↓↓↓

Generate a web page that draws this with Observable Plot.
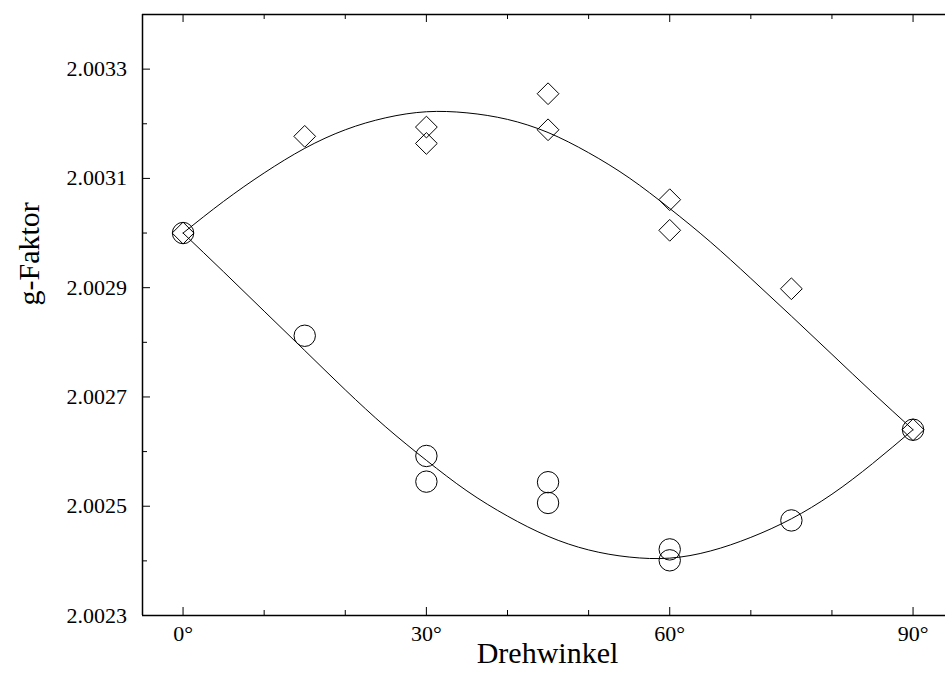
<!DOCTYPE html>
<html>
<head>
<meta charset="utf-8">
<script src="https://cdn.jsdelivr.net/npm/d3@7"></script>
<script src="https://cdn.jsdelivr.net/npm/@observablehq/plot@0.6"></script>
<style>
  body { margin: 0; background: #fff; }
  #chart svg { display: block; font-family: "Liberation Serif", "DejaVu Serif", serif !important; }
  #chart svg text { font-family: "Liberation Serif", "DejaVu Serif", serif !important; }
</style>
</head>
<body>
<div id="chart"></div>
<script>
// Measured points (Drehwinkel in degrees, g-Faktor)
const diamondAngles = [0, 15, 30, 30, 45, 45, 60, 60, 75, 90];
const diamondG = [2.003000, 2.003177, 2.003194, 2.003164, 2.003255, 2.003189, 2.003061, 2.003005, 2.002898, 2.002640];
const circleAngles = [0, 15, 30, 30, 45, 45, 60, 60, 75, 90];
const circleG = [2.003000, 2.002812, 2.002592, 2.002545, 2.002544, 2.002506, 2.002421, 2.002401, 2.002474, 2.002640];

// Fit curves
const fitAngles = [0, 5, 10, 15, 20, 25, 30, 35, 40, 45, 50, 55, 60, 65, 70, 75, 80, 85, 90];
const upperFit = [2.003000, 2.003058, 2.003110, 2.003155, 2.003189, 2.003211, 2.003222, 2.003220, 2.003208, 2.003184, 2.003147, 2.003101, 2.003045, 2.002984, 2.002917, 2.002848, 2.002778, 2.002708, 2.002640];
const lowerFit = [2.003000, 2.002929, 2.002857, 2.002785, 2.002713, 2.002645, 2.002584, 2.002528, 2.002482, 2.002445, 2.002420, 2.002407, 2.002405, 2.002418, 2.002443, 2.002477, 2.002522, 2.002578, 2.002640];

// Axes
const xDomain = [-5, 94];
const yDomain = [2.0023, 2.0034];
const xMajor = [0, 30, 60, 90];
const xMinor = [10, 20, 40, 50, 70, 80];
const yMajor = [2.0023, 2.0025, 2.0027, 2.0029, 2.0031, 2.0033];
const yMinor = [2.0024, 2.0026, 2.0028, 2.0030, 2.0032];
const xLabel = "Drehwinkel";
const yLabel = "g-Faktor";

const W = 945, H = 674, ML = 142, MR = 0, MT = 14, MB = 59;
const FW = W - ML - MR, FH = H - MT - MB;

const diamonds = diamondAngles.map((a, i) => ({a, g: diamondG[i]}));
const circles = circleAngles.map((a, i) => ({a, g: circleG[i]}));
const upper = fitAngles.map((a, i) => ({a, g: upperFit[i]}));
const lower = fitAngles.map((a, i) => ({a, g: lowerFit[i]}));

const chart = Plot.plot({
  width: W, height: H,
  marginLeft: ML, marginRight: MR, marginTop: MT, marginBottom: MB,
  style: {fontFamily: "'Liberation Serif', serif", fontSize: "22px", color: "black", background: "white"},
  x: {domain: xDomain},
  y: {domain: yDomain},
  marks: [
    // frame lines (left, bottom, top)
    Plot.ruleX([xDomain[0]], {stroke: "black", strokeWidth: 1.5}),
    Plot.ruleY([yDomain[0], yDomain[1]], {stroke: "black", strokeWidth: 1.5}),
    // inward ticks
    Plot.tickY(yMajor, {y: d => d, stroke: "black", insetRight: FW - 8}),
    Plot.tickY(yMinor, {y: d => d, stroke: "black", insetRight: FW - 5}),
    Plot.tickX(xMajor, {x: d => d, stroke: "black", insetTop: FH - 8}),
    Plot.tickX(xMinor, {x: d => d, stroke: "black", insetTop: FH - 5}),
    Plot.tickX(xMajor, {x: d => d, stroke: "black", insetBottom: FH - 8}),
    Plot.tickX(xMinor, {x: d => d, stroke: "black", insetBottom: FH - 5}),
    // tick labels
    Plot.axisY({ticks: yMajor, tickSize: 0, tickPadding: 15.5, tickFormat: d => d.toFixed(4), fontSize: 22, label: null}),
    Plot.axisX({ticks: xMajor, tickSize: 0, tickPadding: 10, tickFormat: d => d + "°", fontSize: 22, label: null}),
    // axis titles
    Plot.text([xLabel], {text: d => d, frameAnchor: "bottom", dy: 47.5, dx: 3.5, fontSize: 30, fill: "black"}),
    Plot.text([yLabel], {text: d => d, frameAnchor: "left", rotate: -90, dx: -113, dy: -9.5, fontSize: 30, fill: "black"}),
    // fit curves
    Plot.line(upper, {x: "a", y: "g", curve: "natural", stroke: "black", strokeWidth: 1}),
    Plot.line(lower, {x: "a", y: "g", curve: "natural", stroke: "black", strokeWidth: 1}),
    // data points
    Plot.dot(diamonds, {x: "a", y: "g", symbol: "diamond2", r: 9.8, stroke: "black", fill: "none", strokeWidth: 1}),
    Plot.dot(circles, {x: "a", y: "g", r: 10.7, stroke: "black", fill: "none", strokeWidth: 1})
  ]
});
document.getElementById("chart").append(chart);
</script>
</body>
</html>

↑↑↑

**Aim:** Without the pictures, write out the whole listing above exactly as it appears.

**Solution to the problem:**
Generate a web page that draws this with Observable Plot.
<!DOCTYPE html>
<html>
<head>
<meta charset="utf-8">
<script src="https://cdn.jsdelivr.net/npm/d3@7"></script>
<script src="https://cdn.jsdelivr.net/npm/@observablehq/plot@0.6"></script>
<style>
  body { margin: 0; background: #fff; }
  #chart svg { display: block; font-family: "Liberation Serif", "DejaVu Serif", serif !important; }
  #chart svg text { font-family: "Liberation Serif", "DejaVu Serif", serif !important; }
</style>
</head>
<body>
<div id="chart"></div>
<script>
// Measured points (Drehwinkel in degrees, g-Faktor)
const diamondAngles = [0, 15, 30, 30, 45, 45, 60, 60, 75, 90];
const diamondG = [2.003000, 2.003177, 2.003194, 2.003164, 2.003255, 2.003189, 2.003061, 2.003005, 2.002898, 2.002640];
const circleAngles = [0, 15, 30, 30, 45, 45, 60, 60, 75, 90];
const circleG = [2.003000, 2.002812, 2.002592, 2.002545, 2.002544, 2.002506, 2.002421, 2.002401, 2.002474, 2.002640];

// Fit curves
const fitAngles = [0, 5, 10, 15, 20, 25, 30, 35, 40, 45, 50, 55, 60, 65, 70, 75, 80, 85, 90];
const upperFit = [2.003000, 2.003058, 2.003110, 2.003155, 2.003189, 2.003211, 2.003222, 2.003220, 2.003208, 2.003184, 2.003147, 2.003101, 2.003045, 2.002984, 2.002917, 2.002848, 2.002778, 2.002708, 2.002640];
const lowerFit = [2.003000, 2.002929, 2.002857, 2.002785, 2.002713, 2.002645, 2.002584, 2.002528, 2.002482, 2.002445, 2.002420, 2.002407, 2.002405, 2.002418, 2.002443, 2.002477, 2.002522, 2.002578, 2.002640];

// Axes
const xDomain = [-5, 94];
const yDomain = [2.0023, 2.0034];
const xMajor = [0, 30, 60, 90];
const xMinor = [10, 20, 40, 50, 70, 80];
const yMajor = [2.0023, 2.0025, 2.0027, 2.0029, 2.0031, 2.0033];
const yMinor = [2.0024, 2.0026, 2.0028, 2.0030, 2.0032];
const xLabel = "Drehwinkel";
const yLabel = "g-Faktor";

const W = 945, H = 674, ML = 142, MR = 0, MT = 14, MB = 59;
const FW = W - ML - MR, FH = H - MT - MB;

const diamonds = diamondAngles.map((a, i) => ({a, g: diamondG[i]}));
const circles = circleAngles.map((a, i) => ({a, g: circleG[i]}));
const upper = fitAngles.map((a, i) => ({a, g: upperFit[i]}));
const lower = fitAngles.map((a, i) => ({a, g: lowerFit[i]}));

const chart = Plot.plot({
  width: W, height: H,
  marginLeft: ML, marginRight: MR, marginTop: MT, marginBottom: MB,
  style: {fontFamily: "'Liberation Serif', serif", fontSize: "22px", color: "black", background: "white"},
  x: {domain: xDomain},
  y: {domain: yDomain},
  marks: [
    // frame lines (left, bottom, top)
    Plot.ruleX([xDomain[0]], {stroke: "black", strokeWidth: 1.5}),
    Plot.ruleY([yDomain[0], yDomain[1]], {stroke: "black", strokeWidth: 1.5}),
    // inward ticks
    Plot.tickY(yMajor, {y: d => d, stroke: "black", insetRight: FW - 8}),
    Plot.tickY(yMinor, {y: d => d, stroke: "black", insetRight: FW - 5}),
    Plot.tickX(xMajor, {x: d => d, stroke: "black", insetTop: FH - 8}),
    Plot.tickX(xMinor, {x: d => d, stroke: "black", insetTop: FH - 5}),
    Plot.tickX(xMajor, {x: d => d, stroke: "black", insetBottom: FH - 8}),
    Plot.tickX(xMinor, {x: d => d, stroke: "black", insetBottom: FH - 5}),
    // tick labels
    Plot.axisY({ticks: yMajor, tickSize: 0, tickPadding: 15.5, tickFormat: d => d.toFixed(4), fontSize: 22, label: null}),
    Plot.axisX({ticks: xMajor, tickSize: 0, tickPadding: 10, tickFormat: d => d + "°", fontSize: 22, label: null}),
    // axis titles
    Plot.text([xLabel], {text: d => d, frameAnchor: "bottom", dy: 47.5, dx: 3.5, fontSize: 30, fill: "black"}),
    Plot.text([yLabel], {text: d => d, frameAnchor: "left", rotate: -90, dx: -113, dy: -9.5, fontSize: 30, fill: "black"}),
    // fit curves
    Plot.line(upper, {x: "a", y: "g", curve: "natural", stroke: "black", strokeWidth: 1}),
    Plot.line(lower, {x: "a", y: "g", curve: "natural", stroke: "black", strokeWidth: 1}),
    // data points
    Plot.dot(diamonds, {x: "a", y: "g", symbol: "diamond2", r: 9.8, stroke: "black", fill: "none", strokeWidth: 1}),
    Plot.dot(circles, {x: "a", y: "g", r: 10.7, stroke: "black", fill: "none", strokeWidth: 1})
  ]
});
document.getElementById("chart").append(chart);
</script>
</body>
</html>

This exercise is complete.